In short, a battalion of the 101st Airborne, one month in country, attempted a battalion-sized clear-op into Daridam, with Afghan military and border police units providing the "Afghan face." The Afghans weren't told about the operation practically until they crossed the LoD, and predictably promptly deserted en masse when the shooting started. By this point, however, the battalion had several platoons it had airmobiled in behind the insurgents' known positions in the hills to extract, and so an 18-hour firefight in 100 degree heat resulted, with the insurgents retreating under cover of night. The battalion, which had lost 2 American and 2 Afghans killed, claimed 125 enemy dead (more in other tellings). At least five other Americans were injured by friendly fire. The battalion concluded their Afghan allies simply had to "want it more."

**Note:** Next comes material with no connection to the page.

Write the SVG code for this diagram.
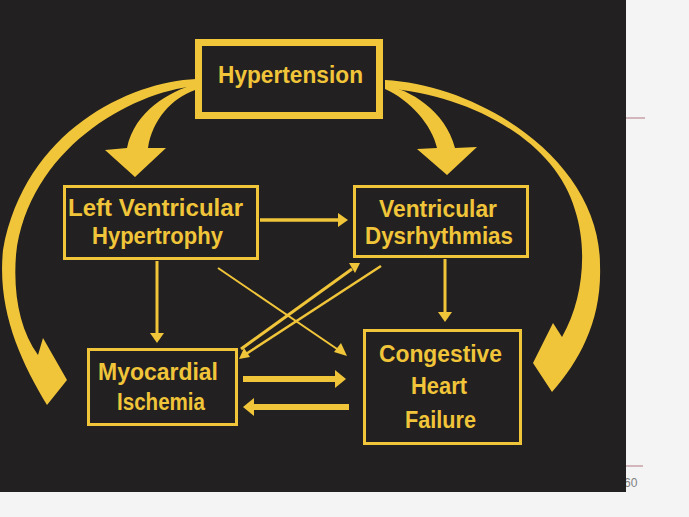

Now look. This was a frontal assault by a then-untested battalion, against an enemy whose strength had caught them by surprise, in comparable numbers dug in on a ridgeline above them. I'm sorry but you simply don't get 30:1 fatality ratios in favour of the *attacker* in that kind of situation, no matter what the DuPuy ratings of the opposing forces are. So the battle damage assessment here is almost certainly way off, as is probably is their estimate of the number of enemy they faced, for that matter (certainly it was more than they counted on when they devised the plan... ). Certainly the infantry, firing uphill with small arms, didn't get anywhere near that number of kills. Close air support and artillery in support, maybe, but that implies some estimation of effect, estimation that is generally inflated by a certain factor. I thought it interesting that at one point the Americans watch the enemy "through night vision goggles as the insurgents collected their dead." I'm sorry, are you sure about that? Because I don't recall ever giving enemy burial parties a free pass before. If they were seen, presumably they could have been fired upon but weren't, implying the Americans had been fought to a standstill, even before their enemy pulled out before morning.

And seriously, re the Afghan units that fled, want WHAT more? To be pushed ahead of the new foreigners in town, for a purpose they can't even be bothered to tell you, and in something of a sketchy plan at that? Note there's no mention of Afghans going in with the cutoff groups, so they couldn't even go to the Afghan commander and shame him into fighting to save his own men's lives... another classic partnering error. (They learned though; note how the sense of Afghan agency had changed by the time of Strong Eagle II, a month later.) Look, I'm happy for the 101st's tactical victory here, and I'm sure they did some damage, but one were to think this writeup was one of the bigger success stories out of Afghanistan last summer... well, it t'aint much at all.

(The same battalion engaged in the same location again a couple weeks ago, in Op Strong Eagle III... this time the casualty estimate, for a much more experienced American unit by now, with 6 US and an unknown number of ANSF vs 50 Taliban KIA in that fight, seems much more plausible.)